▶ [What you need to do]:
Check every line below for the word "matplotlib" and copy each one that has it.

+===+

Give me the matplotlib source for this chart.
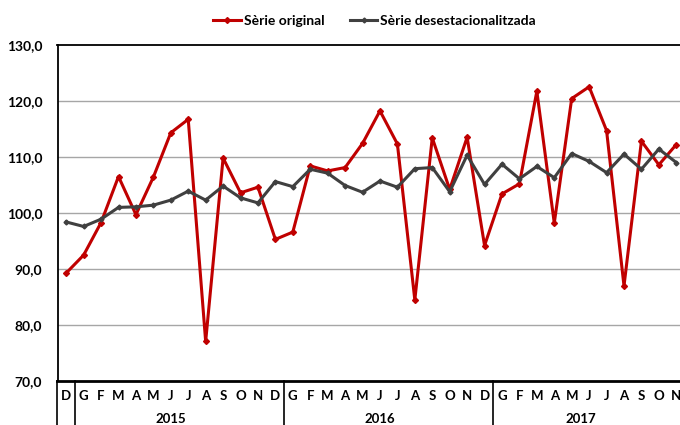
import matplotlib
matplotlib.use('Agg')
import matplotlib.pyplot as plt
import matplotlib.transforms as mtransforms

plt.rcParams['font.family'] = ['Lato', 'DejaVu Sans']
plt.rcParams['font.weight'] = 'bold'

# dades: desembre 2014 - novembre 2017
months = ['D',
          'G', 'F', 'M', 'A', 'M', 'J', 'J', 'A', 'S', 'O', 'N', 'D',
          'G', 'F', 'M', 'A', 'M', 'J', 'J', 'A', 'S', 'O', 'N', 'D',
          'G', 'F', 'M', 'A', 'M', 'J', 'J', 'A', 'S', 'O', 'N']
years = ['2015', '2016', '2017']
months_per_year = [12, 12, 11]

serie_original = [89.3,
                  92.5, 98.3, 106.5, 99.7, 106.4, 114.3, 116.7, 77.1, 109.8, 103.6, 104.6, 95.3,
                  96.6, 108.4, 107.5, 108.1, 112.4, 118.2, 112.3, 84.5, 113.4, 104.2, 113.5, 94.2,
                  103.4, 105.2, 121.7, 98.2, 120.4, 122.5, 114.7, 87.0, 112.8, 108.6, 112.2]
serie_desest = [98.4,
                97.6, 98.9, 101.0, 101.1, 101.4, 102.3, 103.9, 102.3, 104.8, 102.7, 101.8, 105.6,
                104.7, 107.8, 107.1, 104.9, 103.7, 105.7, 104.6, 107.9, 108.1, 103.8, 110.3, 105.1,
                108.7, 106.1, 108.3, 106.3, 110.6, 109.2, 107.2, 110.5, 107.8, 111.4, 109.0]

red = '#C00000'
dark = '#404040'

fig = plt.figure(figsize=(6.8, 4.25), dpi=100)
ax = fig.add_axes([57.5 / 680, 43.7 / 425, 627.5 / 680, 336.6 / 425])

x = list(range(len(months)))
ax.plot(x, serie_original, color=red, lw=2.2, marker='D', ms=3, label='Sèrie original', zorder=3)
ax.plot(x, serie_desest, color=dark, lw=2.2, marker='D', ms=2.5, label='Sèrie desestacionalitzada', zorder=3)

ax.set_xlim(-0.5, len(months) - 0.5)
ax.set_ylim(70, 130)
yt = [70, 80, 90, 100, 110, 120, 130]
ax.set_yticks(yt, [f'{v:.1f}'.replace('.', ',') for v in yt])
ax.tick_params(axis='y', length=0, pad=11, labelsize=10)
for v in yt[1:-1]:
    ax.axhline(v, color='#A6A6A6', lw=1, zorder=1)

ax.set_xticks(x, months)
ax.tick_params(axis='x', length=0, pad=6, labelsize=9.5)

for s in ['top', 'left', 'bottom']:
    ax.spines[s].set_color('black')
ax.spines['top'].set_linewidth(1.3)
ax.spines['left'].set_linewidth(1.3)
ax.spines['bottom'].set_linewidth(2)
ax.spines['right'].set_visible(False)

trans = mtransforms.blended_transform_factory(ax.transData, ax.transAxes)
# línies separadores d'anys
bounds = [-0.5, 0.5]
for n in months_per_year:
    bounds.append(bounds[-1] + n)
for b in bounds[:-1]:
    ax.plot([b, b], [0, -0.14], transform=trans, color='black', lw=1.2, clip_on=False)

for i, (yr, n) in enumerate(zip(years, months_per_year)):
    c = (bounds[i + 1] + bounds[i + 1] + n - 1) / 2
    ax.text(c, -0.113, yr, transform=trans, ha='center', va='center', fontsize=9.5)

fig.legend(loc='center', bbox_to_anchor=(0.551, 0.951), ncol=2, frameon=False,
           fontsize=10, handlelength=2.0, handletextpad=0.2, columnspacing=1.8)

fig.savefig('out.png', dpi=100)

+===+

▶ [Answer for the task]:
Give me the matplotlib source for this chart.
import matplotlib
matplotlib.use('Agg')
import matplotlib.pyplot as plt
import matplotlib.transforms as mtransforms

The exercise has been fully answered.